SaTC: CORE: Small: On Cryptography and Kolmogorov Complexity
Cornell University, Ithaca NY
Investigators
Abstract
Whether one-way functions (OWFs) exist is arguably the most important problem in Cryptography: OWFs are known to be both necessary and sufficient for most of the basic cryptographic building blocks, such as CPA-secure private-key encryption, pseudorandom generators and functions, digital signatures, and authentication protocols, to name but a few. But the question of whether OWFs properly exist is wide open. Until very recently, known candidate constructions of OWFs relied on various types of conjectures, be they number-theoretic or lattice-based, but none of them are known to be equivalent to the existence of OWFs. The goal of this project is to develop a closer connection between standard complexity-theoretic problems---and most notably those arising from the study of Kolmogorov complexity---and cryptographic assumptions, such as OWFs. In recent work, the investigator has presented the first natural complexity-theoretic problem whose average-case hardness characterizes the existence OWFs: It was shown that the existence of OWFs is equivalent to (mild) average-case hardness of the so-called "time-bounded Kolmogorov complexity problem", a central problem in algorithmic information theory that has been studied since the 1960s. This project aims to leverage and further develop this connection between Cryptography and Kolmogorov Complexity.

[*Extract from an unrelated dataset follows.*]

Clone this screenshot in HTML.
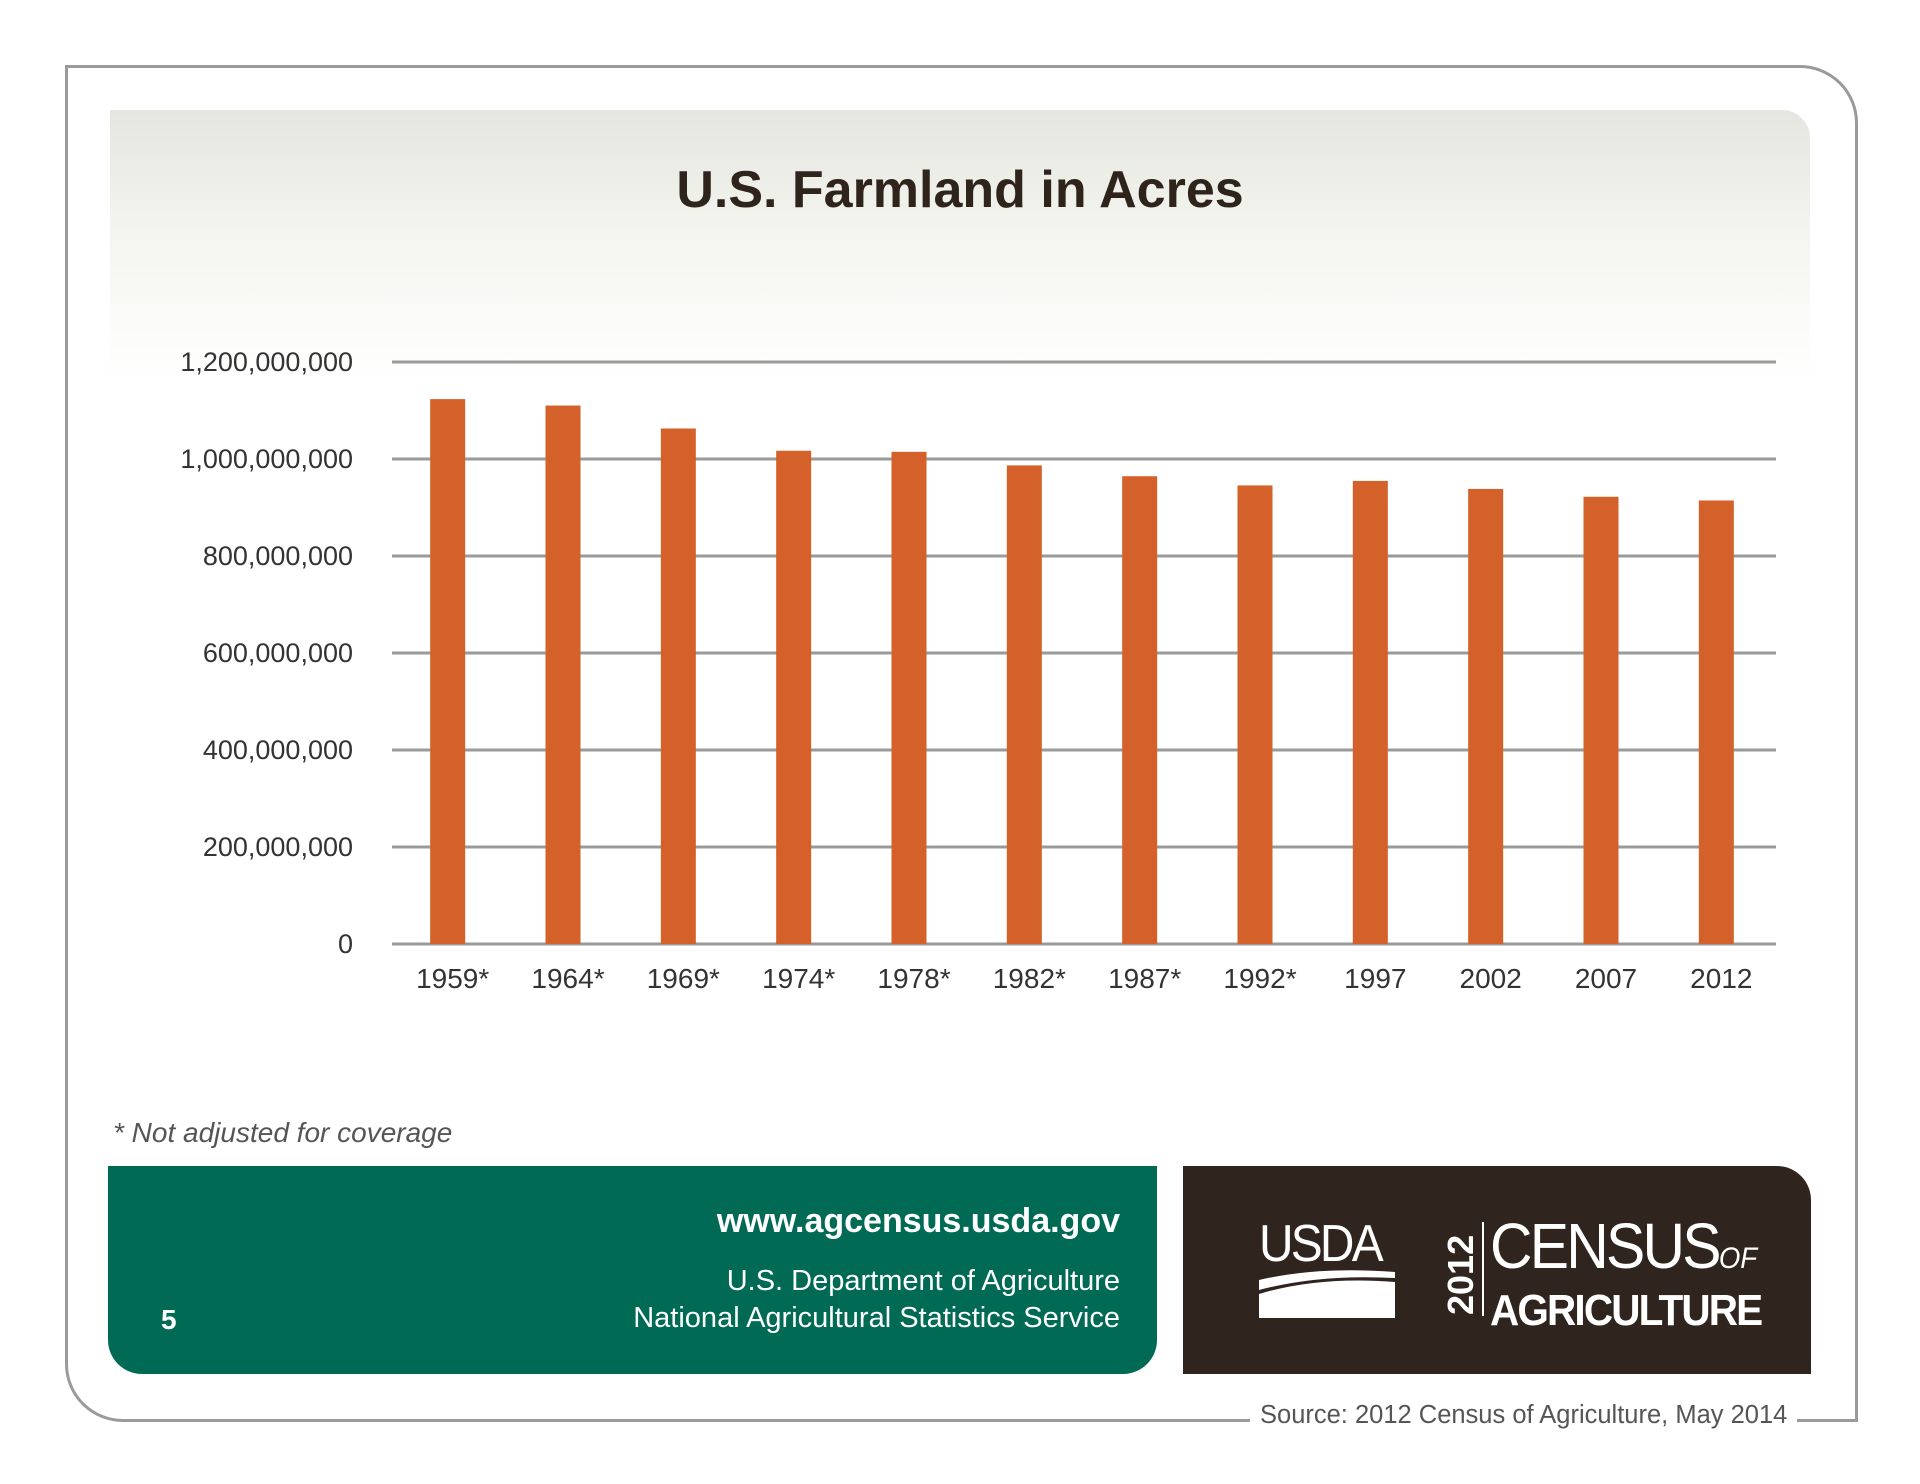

Concrete directions include: (a) identify additional natural problems whose average-case hardness is equivalent to the existence of OWFs; (b) characterize OWFs with additional structure, or more advanced cryptographic primitives; (c) demonstrate limitations of basing OWFs on general average-case hardness of NP; (d) study the possibility of basing cryptographic primitives, or relaxations thereof, on the worst-case hardness of primitives related to Kolmogorov complexity. Taken together, the goal is to provide a stronger theoretical underpinning of OWFs (with or without extra structure), and to further elucidate to what extent the existence of such functions can be based on more standard complexity-theoretic assumptions (such as NP != P). This award reflects NSF's statutory mission and has been deemed worthy of support through evaluation using the Foundation's intellectual merit and broader impacts review criteria.